The “me” that dies…

I’ve been thinking a lot recently about what the resurrection of Jesus Christ actually does for humanity.  It seems that each time I start letting this event permeate my thoughts something starts to just buzz with in me.  Last evening, I was trying to wind down from a pretty busy and stretching day, so I picked up a book I’ve started reading called “Deep Church”.  Now, I’ll save my thoughts on the book for another post, but I found that as I read this book about the Church and her engagement with the culture and world around us, I started getting that buzzing feeling.  It made me go back, once again, to this amazing thing that happened at Easter about 2000 years ago.
When I was in College, I remember reading this historian who questioned whether the resurrection of Jesus had happened.  He said that what had happened to Jesus was called the “Swoon Effect” and that while on the cross, Jesus didn’t actually die, but he swooned or feinted and everyone just thought He was dead (because after all 2000 years ago people were stupid and didn’t know what a dead person actually looked like!).  I have some pretty amazing problems with the theory, and I could talk about all kinds of reasons for, ultimately, my dismissal of it.  However, I think the reaction of the followers of Jesus is the biggest reason that I have to believe the resurrection.

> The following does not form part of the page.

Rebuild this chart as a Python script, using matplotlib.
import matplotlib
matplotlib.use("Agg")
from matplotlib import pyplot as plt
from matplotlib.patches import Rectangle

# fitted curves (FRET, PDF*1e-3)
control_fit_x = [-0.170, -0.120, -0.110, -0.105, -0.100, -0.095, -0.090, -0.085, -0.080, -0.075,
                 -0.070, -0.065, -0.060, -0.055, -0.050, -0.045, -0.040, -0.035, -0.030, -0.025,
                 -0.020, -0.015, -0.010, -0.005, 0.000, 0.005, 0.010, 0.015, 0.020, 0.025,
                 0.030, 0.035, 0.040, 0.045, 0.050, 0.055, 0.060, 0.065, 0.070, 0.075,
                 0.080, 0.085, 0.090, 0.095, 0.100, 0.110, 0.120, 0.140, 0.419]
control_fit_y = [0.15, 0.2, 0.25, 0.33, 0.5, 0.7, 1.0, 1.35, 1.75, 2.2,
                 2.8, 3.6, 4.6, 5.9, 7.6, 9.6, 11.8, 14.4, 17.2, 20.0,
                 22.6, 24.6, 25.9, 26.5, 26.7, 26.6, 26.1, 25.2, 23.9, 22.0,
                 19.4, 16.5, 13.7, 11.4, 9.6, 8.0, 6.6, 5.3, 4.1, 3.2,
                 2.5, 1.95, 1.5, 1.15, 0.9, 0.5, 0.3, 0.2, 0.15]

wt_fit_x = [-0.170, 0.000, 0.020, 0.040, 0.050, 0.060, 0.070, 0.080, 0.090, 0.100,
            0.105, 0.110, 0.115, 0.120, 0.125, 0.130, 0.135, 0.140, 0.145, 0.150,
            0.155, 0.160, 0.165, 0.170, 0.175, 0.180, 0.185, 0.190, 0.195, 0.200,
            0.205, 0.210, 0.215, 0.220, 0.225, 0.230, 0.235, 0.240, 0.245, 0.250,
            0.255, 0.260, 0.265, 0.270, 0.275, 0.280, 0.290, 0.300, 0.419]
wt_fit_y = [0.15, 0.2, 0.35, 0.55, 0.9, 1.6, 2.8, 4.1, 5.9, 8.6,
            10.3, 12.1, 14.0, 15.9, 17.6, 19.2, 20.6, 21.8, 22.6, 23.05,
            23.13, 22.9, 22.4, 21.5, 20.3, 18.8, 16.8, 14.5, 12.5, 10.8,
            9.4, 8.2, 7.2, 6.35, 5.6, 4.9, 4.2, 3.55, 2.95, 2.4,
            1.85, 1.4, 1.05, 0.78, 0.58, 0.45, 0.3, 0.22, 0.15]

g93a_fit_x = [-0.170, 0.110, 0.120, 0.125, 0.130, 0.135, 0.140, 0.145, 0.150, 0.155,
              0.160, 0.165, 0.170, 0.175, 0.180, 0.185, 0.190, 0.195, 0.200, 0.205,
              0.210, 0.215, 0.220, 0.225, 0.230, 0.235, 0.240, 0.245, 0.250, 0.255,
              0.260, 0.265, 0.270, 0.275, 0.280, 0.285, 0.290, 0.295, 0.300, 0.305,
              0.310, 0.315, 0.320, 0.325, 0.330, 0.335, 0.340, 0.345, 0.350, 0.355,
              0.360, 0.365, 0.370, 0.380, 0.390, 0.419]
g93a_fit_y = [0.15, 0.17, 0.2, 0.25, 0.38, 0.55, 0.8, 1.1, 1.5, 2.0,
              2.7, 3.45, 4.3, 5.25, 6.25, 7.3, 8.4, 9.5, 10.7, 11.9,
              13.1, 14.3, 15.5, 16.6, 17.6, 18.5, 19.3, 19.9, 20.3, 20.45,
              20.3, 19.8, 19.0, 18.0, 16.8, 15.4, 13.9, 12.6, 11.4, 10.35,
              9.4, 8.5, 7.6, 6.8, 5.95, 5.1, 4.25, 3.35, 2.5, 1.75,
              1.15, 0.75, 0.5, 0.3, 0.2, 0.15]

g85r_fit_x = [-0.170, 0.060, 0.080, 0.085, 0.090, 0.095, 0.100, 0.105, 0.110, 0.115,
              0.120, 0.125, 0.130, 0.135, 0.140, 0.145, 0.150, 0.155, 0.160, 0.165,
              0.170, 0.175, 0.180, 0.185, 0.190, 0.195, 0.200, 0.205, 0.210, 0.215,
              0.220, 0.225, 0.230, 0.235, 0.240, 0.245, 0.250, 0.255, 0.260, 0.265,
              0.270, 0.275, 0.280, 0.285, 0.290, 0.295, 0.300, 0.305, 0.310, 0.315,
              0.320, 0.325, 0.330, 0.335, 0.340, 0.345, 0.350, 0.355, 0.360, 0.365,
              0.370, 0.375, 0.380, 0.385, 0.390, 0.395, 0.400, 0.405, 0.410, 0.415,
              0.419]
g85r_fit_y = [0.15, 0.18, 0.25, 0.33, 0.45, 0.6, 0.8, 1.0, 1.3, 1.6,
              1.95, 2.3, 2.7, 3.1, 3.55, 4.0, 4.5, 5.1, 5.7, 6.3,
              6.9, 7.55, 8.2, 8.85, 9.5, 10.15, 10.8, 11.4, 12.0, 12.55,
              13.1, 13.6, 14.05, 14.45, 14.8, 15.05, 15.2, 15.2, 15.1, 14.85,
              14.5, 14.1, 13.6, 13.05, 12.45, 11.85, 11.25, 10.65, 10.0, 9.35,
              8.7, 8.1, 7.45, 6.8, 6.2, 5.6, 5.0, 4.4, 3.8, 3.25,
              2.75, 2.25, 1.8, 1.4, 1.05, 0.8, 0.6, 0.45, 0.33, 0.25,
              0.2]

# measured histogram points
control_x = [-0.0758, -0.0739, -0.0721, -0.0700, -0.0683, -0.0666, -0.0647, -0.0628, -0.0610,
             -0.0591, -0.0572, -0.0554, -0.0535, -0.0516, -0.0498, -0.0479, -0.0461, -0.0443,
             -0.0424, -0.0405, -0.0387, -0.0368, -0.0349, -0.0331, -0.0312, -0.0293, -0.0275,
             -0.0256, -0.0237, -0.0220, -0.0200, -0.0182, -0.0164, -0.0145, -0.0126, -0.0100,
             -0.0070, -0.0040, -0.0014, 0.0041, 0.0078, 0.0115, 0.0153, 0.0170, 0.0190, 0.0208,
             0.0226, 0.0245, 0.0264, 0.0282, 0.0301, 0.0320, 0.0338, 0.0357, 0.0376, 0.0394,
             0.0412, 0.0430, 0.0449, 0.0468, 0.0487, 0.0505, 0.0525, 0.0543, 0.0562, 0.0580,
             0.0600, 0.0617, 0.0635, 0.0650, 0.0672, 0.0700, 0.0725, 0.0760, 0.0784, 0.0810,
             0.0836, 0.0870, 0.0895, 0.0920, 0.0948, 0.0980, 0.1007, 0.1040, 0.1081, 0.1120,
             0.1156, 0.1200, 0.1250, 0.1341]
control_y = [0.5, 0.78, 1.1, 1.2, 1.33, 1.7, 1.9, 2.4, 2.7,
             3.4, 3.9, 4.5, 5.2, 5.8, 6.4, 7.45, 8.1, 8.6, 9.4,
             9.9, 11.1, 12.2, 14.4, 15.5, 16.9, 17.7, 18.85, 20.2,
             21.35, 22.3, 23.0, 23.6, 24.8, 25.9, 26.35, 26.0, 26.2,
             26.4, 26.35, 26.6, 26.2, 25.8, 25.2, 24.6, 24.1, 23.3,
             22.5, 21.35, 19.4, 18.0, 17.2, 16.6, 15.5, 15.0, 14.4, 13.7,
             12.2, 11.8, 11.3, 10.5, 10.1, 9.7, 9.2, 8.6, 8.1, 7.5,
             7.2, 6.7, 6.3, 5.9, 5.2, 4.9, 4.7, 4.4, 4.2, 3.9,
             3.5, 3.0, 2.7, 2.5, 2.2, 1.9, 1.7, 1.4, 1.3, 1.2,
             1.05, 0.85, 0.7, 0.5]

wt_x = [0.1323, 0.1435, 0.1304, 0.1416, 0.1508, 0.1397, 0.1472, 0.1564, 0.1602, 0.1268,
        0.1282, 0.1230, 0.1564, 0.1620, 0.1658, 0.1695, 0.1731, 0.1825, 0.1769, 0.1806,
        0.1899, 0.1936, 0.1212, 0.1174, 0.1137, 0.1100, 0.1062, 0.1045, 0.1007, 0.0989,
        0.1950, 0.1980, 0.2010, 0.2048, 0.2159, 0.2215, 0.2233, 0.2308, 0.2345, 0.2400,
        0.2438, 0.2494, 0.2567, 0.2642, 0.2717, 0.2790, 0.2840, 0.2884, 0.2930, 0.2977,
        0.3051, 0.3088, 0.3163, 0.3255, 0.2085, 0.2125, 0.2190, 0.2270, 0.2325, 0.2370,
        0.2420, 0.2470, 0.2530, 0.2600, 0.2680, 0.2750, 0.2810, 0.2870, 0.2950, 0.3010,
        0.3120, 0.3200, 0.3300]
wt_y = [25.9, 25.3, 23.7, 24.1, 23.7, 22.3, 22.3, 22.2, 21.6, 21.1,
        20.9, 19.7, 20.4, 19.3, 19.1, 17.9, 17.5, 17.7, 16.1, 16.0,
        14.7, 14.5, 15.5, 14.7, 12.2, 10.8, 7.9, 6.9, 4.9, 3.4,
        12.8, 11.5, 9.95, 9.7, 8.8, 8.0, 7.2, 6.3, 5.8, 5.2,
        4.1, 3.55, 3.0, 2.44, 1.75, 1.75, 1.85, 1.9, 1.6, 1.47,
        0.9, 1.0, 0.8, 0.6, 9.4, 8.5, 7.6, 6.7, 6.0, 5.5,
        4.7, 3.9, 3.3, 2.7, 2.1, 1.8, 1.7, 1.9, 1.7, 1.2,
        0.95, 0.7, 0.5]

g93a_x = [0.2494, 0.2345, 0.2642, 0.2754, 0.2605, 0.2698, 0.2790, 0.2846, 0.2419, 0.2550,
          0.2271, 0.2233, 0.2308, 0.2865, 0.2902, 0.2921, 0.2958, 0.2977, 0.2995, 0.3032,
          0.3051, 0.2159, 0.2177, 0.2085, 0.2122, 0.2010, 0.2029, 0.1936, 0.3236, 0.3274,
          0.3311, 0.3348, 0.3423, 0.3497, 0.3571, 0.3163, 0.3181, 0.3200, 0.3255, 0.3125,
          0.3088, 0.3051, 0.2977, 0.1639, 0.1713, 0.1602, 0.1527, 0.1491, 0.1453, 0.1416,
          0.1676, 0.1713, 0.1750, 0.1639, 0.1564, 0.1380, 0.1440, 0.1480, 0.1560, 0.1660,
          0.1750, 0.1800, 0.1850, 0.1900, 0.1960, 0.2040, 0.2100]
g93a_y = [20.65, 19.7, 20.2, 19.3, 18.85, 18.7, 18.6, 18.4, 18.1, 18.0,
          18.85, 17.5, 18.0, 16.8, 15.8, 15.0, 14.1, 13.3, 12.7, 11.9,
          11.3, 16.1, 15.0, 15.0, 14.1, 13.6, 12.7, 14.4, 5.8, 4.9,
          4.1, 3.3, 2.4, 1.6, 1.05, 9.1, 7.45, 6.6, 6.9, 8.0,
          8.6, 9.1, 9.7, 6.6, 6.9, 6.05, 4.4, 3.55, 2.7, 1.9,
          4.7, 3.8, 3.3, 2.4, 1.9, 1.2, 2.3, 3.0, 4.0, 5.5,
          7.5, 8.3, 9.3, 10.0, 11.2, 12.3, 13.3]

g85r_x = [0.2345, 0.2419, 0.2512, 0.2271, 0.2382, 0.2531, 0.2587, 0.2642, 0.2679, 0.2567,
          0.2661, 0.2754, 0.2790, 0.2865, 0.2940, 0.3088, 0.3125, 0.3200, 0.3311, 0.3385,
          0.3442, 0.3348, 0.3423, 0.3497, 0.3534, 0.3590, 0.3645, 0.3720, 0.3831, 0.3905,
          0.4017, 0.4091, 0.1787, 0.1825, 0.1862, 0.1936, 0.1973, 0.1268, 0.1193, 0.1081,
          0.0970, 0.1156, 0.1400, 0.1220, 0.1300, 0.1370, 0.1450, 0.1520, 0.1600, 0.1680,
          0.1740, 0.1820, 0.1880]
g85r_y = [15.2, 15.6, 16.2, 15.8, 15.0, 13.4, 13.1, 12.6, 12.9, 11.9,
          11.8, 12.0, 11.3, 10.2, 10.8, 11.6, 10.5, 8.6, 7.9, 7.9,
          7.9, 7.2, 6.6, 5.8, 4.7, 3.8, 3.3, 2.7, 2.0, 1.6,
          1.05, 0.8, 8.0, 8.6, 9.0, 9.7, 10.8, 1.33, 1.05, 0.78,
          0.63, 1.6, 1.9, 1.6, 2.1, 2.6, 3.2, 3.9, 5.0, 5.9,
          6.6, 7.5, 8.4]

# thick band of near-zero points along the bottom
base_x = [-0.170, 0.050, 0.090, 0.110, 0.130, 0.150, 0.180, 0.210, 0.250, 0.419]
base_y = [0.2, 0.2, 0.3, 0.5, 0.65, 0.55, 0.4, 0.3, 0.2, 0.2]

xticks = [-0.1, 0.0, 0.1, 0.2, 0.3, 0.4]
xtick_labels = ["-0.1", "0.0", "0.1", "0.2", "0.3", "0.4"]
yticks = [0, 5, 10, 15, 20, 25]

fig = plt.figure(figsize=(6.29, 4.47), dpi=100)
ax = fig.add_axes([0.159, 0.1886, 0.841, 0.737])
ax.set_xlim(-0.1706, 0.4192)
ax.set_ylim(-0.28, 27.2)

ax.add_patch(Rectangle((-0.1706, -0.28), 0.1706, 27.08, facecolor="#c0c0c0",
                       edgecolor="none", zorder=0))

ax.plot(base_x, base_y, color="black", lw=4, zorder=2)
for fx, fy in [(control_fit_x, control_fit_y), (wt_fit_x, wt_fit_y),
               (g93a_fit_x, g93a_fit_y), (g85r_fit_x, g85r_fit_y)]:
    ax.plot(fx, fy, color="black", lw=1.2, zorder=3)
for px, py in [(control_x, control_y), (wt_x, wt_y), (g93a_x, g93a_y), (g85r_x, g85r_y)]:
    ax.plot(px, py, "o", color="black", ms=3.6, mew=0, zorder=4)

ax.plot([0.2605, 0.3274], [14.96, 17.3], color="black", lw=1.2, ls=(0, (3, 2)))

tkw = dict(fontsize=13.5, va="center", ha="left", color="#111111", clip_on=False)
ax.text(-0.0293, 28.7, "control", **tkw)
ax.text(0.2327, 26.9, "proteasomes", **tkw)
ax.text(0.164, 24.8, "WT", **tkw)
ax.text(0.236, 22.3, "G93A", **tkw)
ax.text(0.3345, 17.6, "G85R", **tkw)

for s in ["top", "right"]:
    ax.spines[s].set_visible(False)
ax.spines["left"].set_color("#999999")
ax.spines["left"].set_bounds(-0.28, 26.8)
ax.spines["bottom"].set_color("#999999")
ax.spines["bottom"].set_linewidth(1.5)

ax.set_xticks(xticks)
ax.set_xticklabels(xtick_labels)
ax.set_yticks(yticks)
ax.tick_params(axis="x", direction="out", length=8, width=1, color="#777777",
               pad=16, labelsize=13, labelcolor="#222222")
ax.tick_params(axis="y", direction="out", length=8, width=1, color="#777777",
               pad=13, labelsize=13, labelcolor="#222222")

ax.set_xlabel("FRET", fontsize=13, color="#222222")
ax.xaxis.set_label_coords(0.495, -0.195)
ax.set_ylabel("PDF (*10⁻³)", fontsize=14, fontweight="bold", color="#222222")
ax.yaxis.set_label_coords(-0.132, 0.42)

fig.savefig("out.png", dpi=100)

If you think about it, there were only a couple of those 12 (or 120 if you want to add the number of followers that the book of Acts mentions in chapter 2) that could have actually been true leaders.  They were a bunch of misfits, a bunch of “not-quite-good-enoughs” and to top it off, they had all deserted their master and friend at the greatest point of his need.  This is not a crew that you would want to start a church or an organization with, yet not only did Jesus choose them, but as he was resurrected something began changing in each of them.  They became more fully alive then they had ever been – they became deeper, fuller, more real, more a part of some amazing work that had lived dormant in them for decades.
I think the only follower of Jesus who had a pedigree worth noting was Paul and he started off pretty violent and hostile to the church!  Paul became a follower after the resurrection, after pentecost and after the first round of believers of Jesus were spreading the Gospel.  But Paul was transformed from this militant persecutor of the faith of a group who believed that a dead man was now alive, into a person radicalized and charged with spreading that gospel with all he met.  There had to be a reason that he changed and that he, and countless other followers of Jesus, were willing to suffer for their faith!  What they went through was not just inhumane, it was barbaric – it was torture – and all because they believed that JESUS was alive and because of that fact alone, LIFE was different.
Paul says in Romans 8, that not only is there no condemnation for those in Christ Jesus but that we are no longer “dead in our sins, but alive in Christ.”  That’s the difference!  That’s the part of the Church’s early foundations and structure that made the difference.  They believed, they knew, they counted on the fact that Jesus’ resurrection was also their resurrection.  My friend, Rebecca Heid, reminded me this week that the word in the Greek for “I” is the word ego and it’s where we get the idea of the the Self, or as Freud called it, the Ego.
She went on to share that when Paul says the ego has been crucified with Jesus, it’s the part of us that demands that is now dead too.  That also means that it is the true self that is raised with him.  That means that the selfishness, the self-centeredness, that I so quickly blame as the reason for my inability to change, is dead.  It also means that the LIFE God created me for, the one that is my best possibility, is not only a possibility but it’s an actuality, if only I choose to walk in it.
This destroys a very common phrase that I both use and hear a lot.  If my selfishness dies with Jesus and the true Me is brought to life in Him (as the early church seemed to believe and indicate as normal for all believers) then I can’t say “It’s just the way I am” any longer.  I can’t say it because it not true, it may be better to say “it’s just the way that I continue to choose”.  I believe that it is this difference that caused a bunch of nobodies to become leaders of a movement that would change the course of the world.  It was their understanding that their Self was no longer and that HIS restored Life was for them that made it possible.
It’s just another reason that Easter is so cool and it’s an opportunity for us to Live fully Alive and actually believe it’s more than a possibility, but a reality, if we’ll only choose it.